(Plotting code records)

_____

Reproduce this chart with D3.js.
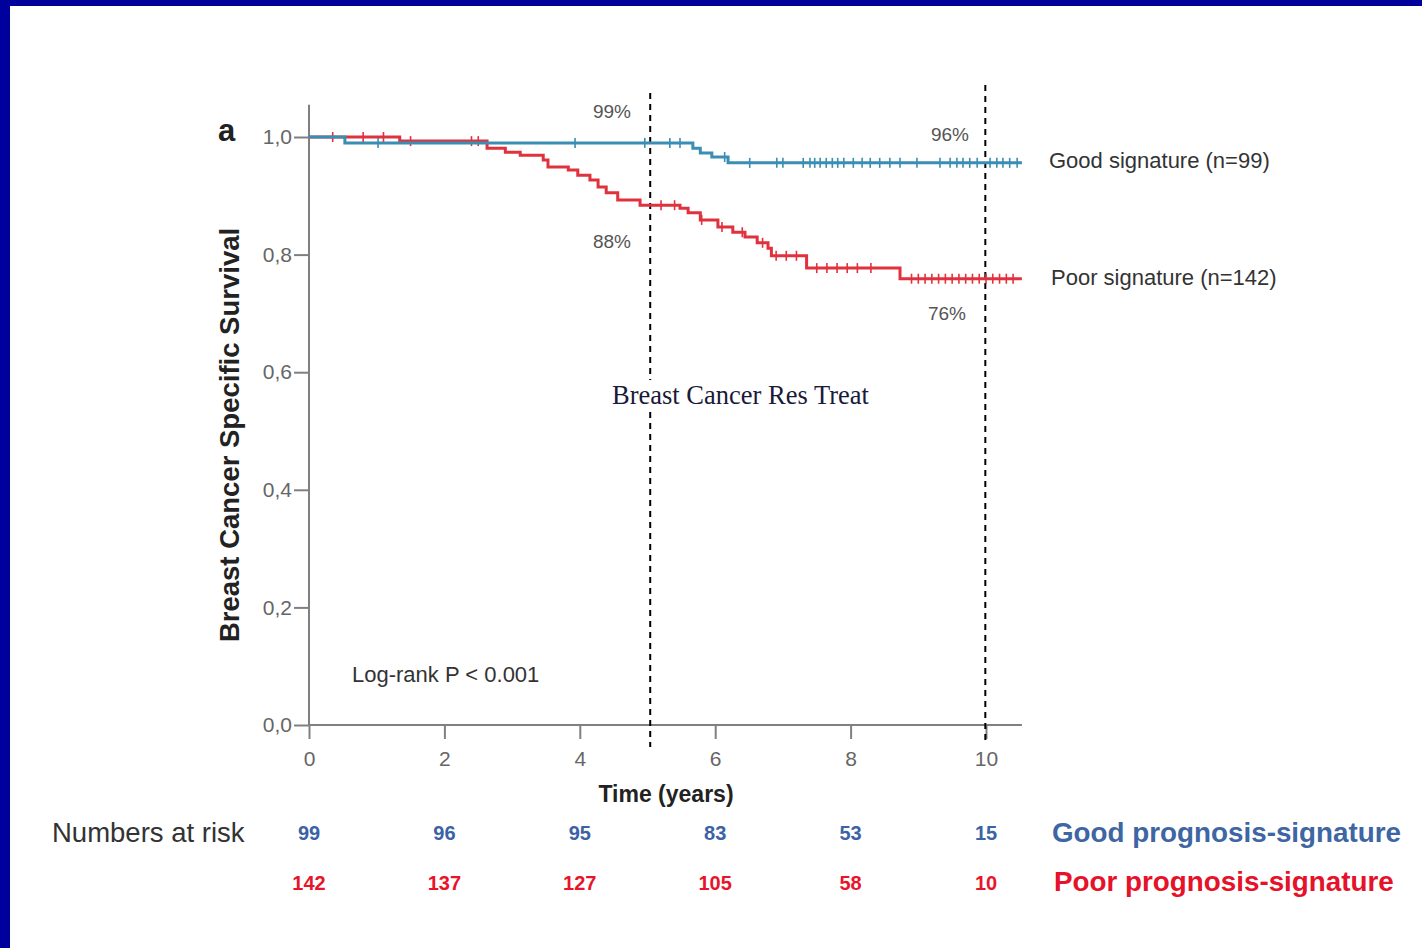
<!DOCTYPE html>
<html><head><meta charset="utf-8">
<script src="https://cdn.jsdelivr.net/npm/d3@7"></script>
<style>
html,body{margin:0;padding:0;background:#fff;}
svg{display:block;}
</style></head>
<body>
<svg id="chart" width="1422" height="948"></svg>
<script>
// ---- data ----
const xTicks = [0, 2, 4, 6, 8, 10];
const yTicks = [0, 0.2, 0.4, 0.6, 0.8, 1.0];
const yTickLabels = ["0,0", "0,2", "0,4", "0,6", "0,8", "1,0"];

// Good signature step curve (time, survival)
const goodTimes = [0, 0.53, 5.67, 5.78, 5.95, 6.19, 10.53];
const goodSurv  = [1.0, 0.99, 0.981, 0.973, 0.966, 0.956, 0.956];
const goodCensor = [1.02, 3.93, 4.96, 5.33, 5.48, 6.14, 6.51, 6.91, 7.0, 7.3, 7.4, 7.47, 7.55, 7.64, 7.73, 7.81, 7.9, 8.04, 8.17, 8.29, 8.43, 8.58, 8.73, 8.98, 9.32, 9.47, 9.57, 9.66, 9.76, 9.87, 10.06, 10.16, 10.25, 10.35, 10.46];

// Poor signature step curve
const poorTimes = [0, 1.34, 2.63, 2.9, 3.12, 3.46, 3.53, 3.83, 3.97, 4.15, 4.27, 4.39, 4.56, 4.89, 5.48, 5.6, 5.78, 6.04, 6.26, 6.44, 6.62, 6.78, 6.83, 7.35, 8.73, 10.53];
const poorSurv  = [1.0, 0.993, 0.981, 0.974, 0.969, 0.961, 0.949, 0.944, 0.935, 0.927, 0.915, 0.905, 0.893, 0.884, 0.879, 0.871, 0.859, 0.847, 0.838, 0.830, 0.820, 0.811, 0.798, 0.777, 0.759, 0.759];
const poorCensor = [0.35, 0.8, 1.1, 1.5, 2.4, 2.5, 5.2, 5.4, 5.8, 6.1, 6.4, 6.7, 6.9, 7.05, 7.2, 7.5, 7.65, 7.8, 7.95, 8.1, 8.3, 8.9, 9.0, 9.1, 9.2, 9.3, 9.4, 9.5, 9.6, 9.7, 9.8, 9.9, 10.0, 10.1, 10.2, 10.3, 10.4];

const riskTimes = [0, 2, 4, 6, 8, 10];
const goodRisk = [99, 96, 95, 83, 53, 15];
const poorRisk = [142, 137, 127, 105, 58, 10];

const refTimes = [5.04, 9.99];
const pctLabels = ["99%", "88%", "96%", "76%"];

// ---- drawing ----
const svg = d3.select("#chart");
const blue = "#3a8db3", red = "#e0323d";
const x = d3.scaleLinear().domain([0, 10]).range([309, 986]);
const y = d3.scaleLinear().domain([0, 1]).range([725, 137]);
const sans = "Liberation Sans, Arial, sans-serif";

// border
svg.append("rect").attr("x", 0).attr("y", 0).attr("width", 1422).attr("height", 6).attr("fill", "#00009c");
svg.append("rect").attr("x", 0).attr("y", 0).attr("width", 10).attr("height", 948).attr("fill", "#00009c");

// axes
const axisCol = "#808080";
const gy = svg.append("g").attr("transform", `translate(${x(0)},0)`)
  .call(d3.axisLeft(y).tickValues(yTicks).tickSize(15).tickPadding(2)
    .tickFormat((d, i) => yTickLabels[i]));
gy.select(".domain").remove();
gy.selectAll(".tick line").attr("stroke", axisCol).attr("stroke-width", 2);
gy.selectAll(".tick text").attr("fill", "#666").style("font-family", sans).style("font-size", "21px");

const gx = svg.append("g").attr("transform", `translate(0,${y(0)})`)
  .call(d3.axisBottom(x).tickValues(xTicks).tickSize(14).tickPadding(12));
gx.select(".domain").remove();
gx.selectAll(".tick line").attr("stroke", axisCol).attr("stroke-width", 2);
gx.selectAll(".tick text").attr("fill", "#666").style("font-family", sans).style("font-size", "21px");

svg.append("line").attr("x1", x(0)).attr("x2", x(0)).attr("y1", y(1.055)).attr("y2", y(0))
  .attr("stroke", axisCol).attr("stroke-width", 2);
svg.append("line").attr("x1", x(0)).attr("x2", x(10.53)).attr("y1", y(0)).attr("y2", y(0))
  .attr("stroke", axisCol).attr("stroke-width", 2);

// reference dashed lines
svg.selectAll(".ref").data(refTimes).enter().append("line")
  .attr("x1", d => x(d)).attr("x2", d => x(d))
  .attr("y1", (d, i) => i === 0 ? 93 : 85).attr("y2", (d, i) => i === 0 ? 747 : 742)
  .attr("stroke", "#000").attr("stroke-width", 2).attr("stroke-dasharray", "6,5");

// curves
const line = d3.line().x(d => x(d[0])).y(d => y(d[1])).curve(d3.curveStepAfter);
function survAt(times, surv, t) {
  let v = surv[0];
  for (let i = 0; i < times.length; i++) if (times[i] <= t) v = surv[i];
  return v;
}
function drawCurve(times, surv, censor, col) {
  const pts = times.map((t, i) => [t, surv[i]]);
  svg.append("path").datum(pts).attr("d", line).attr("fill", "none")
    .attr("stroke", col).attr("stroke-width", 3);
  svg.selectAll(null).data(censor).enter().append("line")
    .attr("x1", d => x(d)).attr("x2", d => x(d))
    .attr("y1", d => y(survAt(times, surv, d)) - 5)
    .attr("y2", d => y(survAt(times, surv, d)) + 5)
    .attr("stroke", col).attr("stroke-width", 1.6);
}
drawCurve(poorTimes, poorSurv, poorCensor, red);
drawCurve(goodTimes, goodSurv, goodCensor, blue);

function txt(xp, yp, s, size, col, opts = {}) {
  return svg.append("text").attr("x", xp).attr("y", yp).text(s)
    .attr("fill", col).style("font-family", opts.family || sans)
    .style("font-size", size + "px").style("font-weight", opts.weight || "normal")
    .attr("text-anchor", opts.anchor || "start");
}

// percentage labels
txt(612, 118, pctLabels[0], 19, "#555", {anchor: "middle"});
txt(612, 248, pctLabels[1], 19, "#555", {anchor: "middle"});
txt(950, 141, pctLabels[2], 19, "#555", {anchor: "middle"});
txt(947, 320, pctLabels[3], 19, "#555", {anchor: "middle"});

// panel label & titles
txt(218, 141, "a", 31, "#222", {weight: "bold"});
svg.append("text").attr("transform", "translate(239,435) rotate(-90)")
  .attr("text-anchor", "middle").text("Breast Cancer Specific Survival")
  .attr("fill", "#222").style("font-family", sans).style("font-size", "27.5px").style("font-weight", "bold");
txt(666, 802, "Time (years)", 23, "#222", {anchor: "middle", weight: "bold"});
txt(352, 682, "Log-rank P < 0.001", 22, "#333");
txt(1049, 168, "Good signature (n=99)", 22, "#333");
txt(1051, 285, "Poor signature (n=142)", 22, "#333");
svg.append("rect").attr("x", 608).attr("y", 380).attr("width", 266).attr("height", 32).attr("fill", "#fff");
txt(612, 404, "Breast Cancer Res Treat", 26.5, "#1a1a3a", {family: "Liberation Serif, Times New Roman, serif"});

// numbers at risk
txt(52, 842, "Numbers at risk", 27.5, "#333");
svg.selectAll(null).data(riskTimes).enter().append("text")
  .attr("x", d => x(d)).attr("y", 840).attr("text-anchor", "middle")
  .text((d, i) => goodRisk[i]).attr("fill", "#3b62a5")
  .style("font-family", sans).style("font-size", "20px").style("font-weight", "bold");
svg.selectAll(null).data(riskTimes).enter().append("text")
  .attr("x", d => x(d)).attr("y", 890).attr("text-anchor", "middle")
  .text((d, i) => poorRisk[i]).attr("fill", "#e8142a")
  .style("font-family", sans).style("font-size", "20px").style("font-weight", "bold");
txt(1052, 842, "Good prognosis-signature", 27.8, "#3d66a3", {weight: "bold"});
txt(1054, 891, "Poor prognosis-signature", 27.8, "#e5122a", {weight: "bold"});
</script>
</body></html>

_____

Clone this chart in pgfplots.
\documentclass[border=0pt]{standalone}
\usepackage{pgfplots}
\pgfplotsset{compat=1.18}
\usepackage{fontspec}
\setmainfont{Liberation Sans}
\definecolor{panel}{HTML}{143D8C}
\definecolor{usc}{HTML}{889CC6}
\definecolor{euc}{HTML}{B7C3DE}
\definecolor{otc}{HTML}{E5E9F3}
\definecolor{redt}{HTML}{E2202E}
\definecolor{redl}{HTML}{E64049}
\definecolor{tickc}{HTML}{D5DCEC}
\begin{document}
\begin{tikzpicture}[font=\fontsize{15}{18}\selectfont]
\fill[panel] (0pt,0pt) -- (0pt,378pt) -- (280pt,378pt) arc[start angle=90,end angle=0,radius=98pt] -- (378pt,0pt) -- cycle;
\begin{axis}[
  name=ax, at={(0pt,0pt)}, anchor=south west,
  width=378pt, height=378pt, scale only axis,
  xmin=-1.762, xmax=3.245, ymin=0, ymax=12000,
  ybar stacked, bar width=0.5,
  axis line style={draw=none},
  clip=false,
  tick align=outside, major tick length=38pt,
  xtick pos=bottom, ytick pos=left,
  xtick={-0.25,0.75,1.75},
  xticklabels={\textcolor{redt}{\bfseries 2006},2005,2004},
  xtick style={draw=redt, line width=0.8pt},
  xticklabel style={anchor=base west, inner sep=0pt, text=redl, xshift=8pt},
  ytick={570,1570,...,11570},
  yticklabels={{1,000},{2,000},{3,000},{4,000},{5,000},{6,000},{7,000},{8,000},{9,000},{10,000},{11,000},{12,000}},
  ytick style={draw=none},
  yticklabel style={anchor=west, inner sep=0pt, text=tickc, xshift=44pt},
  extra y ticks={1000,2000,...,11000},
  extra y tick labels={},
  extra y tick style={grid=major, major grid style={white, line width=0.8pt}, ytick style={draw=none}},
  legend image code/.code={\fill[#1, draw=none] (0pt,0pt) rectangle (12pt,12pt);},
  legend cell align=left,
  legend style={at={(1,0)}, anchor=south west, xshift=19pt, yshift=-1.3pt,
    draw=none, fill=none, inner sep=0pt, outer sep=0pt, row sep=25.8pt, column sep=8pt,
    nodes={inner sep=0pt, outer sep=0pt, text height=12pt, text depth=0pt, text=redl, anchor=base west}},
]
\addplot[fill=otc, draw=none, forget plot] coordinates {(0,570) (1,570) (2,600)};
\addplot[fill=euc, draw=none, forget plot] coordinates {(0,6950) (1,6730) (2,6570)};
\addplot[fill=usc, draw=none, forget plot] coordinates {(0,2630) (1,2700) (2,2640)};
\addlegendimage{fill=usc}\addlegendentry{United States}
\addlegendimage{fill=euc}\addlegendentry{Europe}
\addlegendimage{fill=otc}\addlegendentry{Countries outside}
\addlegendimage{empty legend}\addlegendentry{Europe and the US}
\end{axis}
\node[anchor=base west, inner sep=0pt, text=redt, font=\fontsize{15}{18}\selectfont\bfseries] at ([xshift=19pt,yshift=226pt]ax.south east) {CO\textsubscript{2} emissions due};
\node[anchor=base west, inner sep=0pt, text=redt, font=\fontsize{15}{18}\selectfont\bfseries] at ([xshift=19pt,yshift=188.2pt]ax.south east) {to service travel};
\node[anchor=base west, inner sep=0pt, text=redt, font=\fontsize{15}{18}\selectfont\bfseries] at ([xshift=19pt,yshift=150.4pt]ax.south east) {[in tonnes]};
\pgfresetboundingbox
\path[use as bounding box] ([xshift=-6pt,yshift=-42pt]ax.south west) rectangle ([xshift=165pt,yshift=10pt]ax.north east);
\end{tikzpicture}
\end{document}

_____

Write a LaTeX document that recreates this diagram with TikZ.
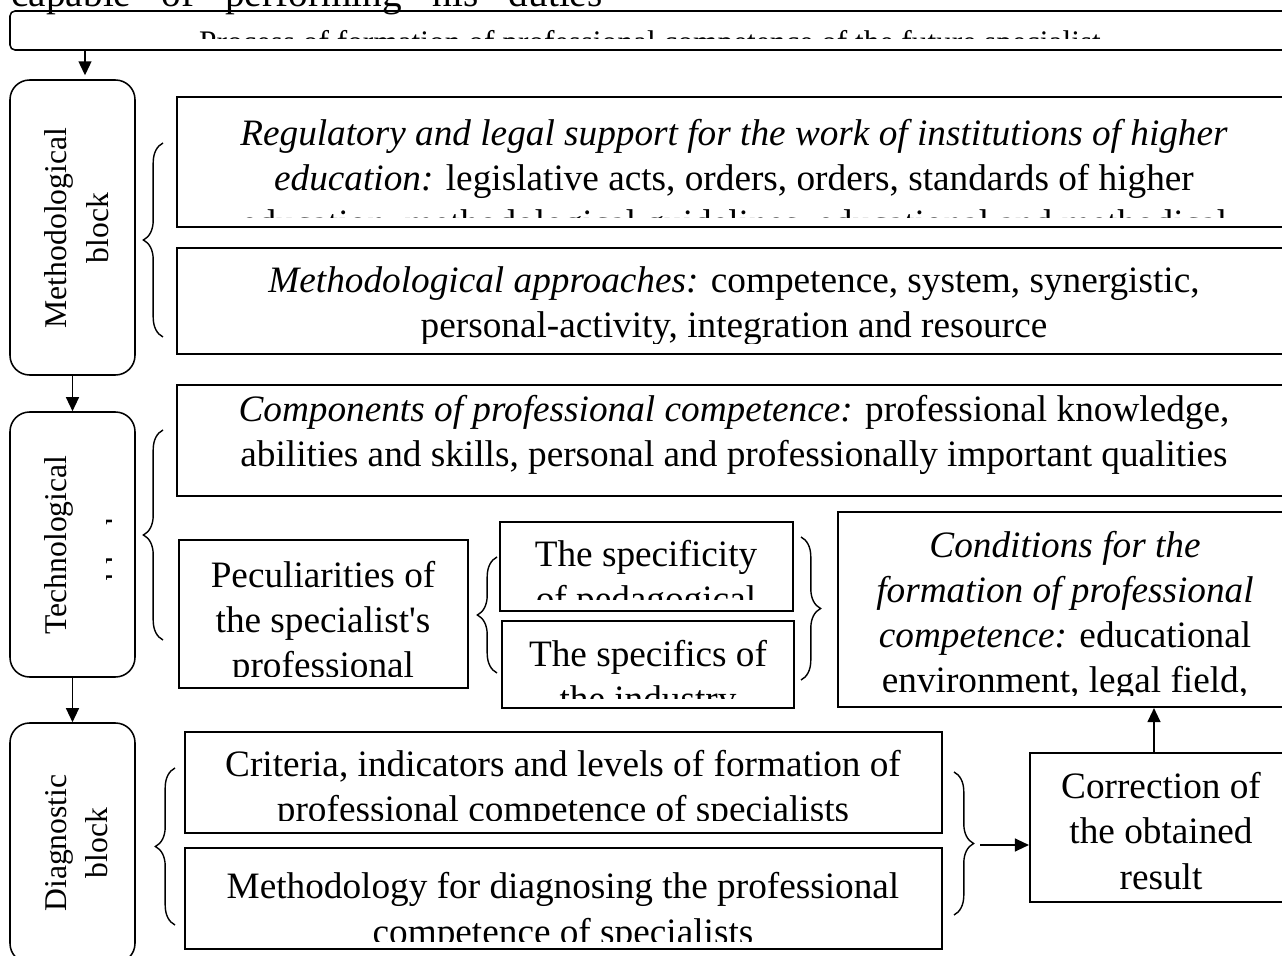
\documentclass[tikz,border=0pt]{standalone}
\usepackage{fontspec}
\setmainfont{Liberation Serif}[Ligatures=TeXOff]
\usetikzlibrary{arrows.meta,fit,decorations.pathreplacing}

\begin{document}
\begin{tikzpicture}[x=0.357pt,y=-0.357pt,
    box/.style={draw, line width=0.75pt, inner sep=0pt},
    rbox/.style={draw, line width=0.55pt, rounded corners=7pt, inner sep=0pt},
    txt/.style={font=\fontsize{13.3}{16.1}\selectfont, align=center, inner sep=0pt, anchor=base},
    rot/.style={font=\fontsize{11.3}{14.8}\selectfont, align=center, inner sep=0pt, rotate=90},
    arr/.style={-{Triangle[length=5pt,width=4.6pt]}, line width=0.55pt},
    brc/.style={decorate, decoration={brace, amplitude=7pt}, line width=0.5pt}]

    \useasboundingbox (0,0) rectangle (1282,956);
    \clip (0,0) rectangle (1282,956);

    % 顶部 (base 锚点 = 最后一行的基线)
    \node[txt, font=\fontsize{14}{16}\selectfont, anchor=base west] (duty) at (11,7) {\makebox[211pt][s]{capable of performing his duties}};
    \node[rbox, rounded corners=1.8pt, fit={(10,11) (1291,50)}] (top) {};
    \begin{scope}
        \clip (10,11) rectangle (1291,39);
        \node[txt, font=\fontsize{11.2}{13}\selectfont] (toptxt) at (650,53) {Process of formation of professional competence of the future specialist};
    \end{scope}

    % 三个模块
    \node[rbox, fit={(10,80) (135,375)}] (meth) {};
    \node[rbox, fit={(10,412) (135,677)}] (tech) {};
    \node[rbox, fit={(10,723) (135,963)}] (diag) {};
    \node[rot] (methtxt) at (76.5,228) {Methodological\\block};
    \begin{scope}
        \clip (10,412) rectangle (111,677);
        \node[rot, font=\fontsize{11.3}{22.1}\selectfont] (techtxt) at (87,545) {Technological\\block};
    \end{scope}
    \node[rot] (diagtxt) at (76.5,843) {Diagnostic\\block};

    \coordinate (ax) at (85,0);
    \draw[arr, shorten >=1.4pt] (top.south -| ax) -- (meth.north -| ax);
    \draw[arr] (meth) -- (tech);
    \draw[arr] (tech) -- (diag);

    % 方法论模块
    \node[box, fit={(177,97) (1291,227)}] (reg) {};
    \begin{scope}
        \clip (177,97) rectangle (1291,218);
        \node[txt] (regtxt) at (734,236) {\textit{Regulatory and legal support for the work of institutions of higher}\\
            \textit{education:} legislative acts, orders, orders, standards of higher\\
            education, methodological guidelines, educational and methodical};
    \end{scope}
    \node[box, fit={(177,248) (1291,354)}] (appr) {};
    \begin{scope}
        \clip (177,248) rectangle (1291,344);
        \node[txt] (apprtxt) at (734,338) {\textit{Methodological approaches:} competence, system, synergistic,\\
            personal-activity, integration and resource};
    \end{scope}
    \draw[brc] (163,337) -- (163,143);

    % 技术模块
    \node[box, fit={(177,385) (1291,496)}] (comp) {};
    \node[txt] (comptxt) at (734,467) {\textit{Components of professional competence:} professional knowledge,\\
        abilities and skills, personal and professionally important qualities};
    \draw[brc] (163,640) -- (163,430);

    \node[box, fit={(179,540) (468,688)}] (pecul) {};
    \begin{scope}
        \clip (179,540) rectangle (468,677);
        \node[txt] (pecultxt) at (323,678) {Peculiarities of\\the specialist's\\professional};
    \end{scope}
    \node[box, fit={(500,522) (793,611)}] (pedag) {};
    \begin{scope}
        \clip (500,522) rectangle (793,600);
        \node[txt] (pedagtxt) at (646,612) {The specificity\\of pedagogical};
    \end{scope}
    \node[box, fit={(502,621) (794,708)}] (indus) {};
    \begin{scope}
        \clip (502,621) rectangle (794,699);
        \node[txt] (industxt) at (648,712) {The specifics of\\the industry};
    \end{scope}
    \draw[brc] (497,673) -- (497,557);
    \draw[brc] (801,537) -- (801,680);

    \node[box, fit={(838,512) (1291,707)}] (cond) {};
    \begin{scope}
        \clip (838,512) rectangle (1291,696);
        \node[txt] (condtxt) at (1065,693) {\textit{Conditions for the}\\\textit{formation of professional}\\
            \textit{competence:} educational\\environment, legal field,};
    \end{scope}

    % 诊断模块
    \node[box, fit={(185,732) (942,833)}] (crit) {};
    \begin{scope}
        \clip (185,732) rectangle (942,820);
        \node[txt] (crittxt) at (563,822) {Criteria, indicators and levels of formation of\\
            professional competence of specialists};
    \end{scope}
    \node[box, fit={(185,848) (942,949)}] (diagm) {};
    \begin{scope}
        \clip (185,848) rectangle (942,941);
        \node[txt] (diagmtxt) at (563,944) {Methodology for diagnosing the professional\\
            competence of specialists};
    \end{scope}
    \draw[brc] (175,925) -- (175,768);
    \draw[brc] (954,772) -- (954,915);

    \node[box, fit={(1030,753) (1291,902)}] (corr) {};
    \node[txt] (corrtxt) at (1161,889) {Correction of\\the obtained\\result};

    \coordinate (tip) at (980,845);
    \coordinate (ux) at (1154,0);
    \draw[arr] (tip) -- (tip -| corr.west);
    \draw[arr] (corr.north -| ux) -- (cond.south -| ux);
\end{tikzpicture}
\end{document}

_____

Work to do:
Reproduce exactly, and only, the lines from the one containing "Reproduce this chart with D3.js." through the one containing "10.25, 10.35, 10.46];", including both; leave out any pictures.

Task output:
Reproduce this chart with D3.js.
<!DOCTYPE html>
<html><head><meta charset="utf-8">
<script src="https://cdn.jsdelivr.net/npm/d3@7"></script>
<style>
html,body{margin:0;padding:0;background:#fff;}
svg{display:block;}
</style></head>
<body>
<svg id="chart" width="1422" height="948"></svg>
<script>
// ---- data ----
const xTicks = [0, 2, 4, 6, 8, 10];
const yTicks = [0, 0.2, 0.4, 0.6, 0.8, 1.0];
const yTickLabels = ["0,0", "0,2", "0,4", "0,6", "0,8", "1,0"];

// Good signature step curve (time, survival)
const goodTimes = [0, 0.53, 5.67, 5.78, 5.95, 6.19, 10.53];
const goodSurv  = [1.0, 0.99, 0.981, 0.973, 0.966, 0.956, 0.956];
const goodCensor = [1.02, 3.93, 4.96, 5.33, 5.48, 6.14, 6.51, 6.91, 7.0, 7.3, 7.4, 7.47, 7.55, 7.64, 7.73, 7.81, 7.9, 8.04, 8.17, 8.29, 8.43, 8.58, 8.73, 8.98, 9.32, 9.47, 9.57, 9.66, 9.76, 9.87, 10.06, 10.16, 10.25, 10.35, 10.46];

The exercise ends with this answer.